You will also need to produce a detailed explanation of how and when the EIS or VCT monies will be used and how such use will benefit the trade. Other documents that HMRC will need to see include a copy of your register of members, details of all previous EIS and VCT investments and your most recent set of accounts. There is a lot of administration to prepare in advance.

2 - You also need to check that your company qualifies for the relevant reliefs!

The rules are complex and a small point of detail, such as the nature of the trade or the length of time the company has been trading for, can prevent the reliefs from being available. The company should be confident that it will qualify before going too far down the road with prospective investors. An informal view from your advisers should be sought for comfort that the reliefs are potentially available.

3 - Investors are likely to want to seek advance assurance from HMRC that their investment will qualify for the reliefs.

Despite improvements to the process, turnaround times from HMRC are still unpredictable. It is important that timings and expectations are managed accordingly and the application is sent as soon as possible. A lengthy delay is not uncommon and if the company is in need of the cash, it should build this into the timings.

At the same time, applications cannot be sent too early. HMRC now require details of all proposed investors and expected amounts subscribed and therefore a prospective application without this information may be rejected and create unnecessary delays.

4 - Once the investment has been made, that is not the end of the process

An EIS investor is likely to need the company's assistance in completing their EIS1 forms. These forms can be detailed and time-consuming and must be sent to HMRC to allow the investors to claim their relief. If HMRC are satisfied, they will allow the company to issue EIS3 certificates and claim the relief.

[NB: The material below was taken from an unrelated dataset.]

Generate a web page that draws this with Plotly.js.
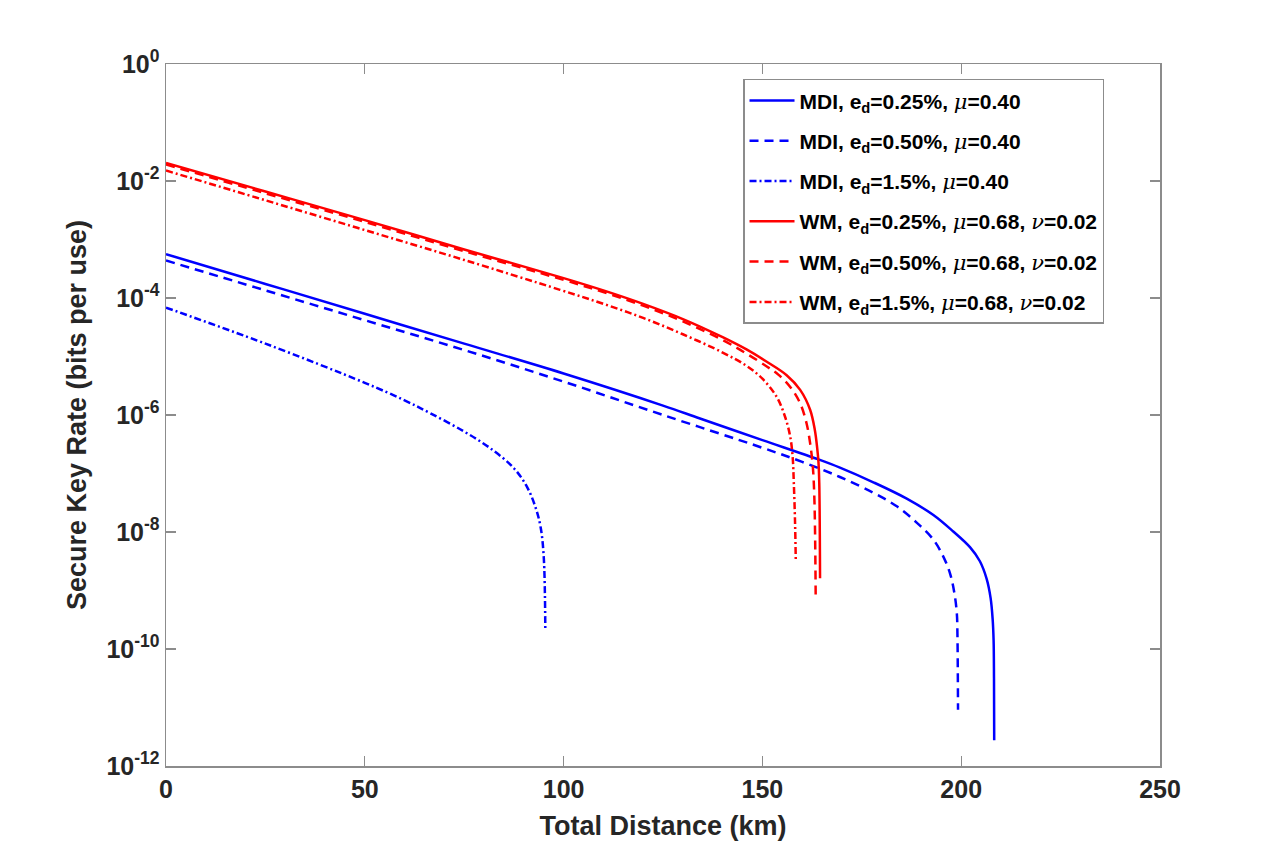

Even then, the process isn't quite over. Many of the tests in the legislation are forward looking and must be met for the next three years after the date of the investment. The company must be aware of the relevant rules, so that it does not inadvertently breach one of the conditions. Doing so could lead to the loss of relief and a claim against the company from an investor. Therefore, it is important for you to be aware of what you can and cannot do going forward.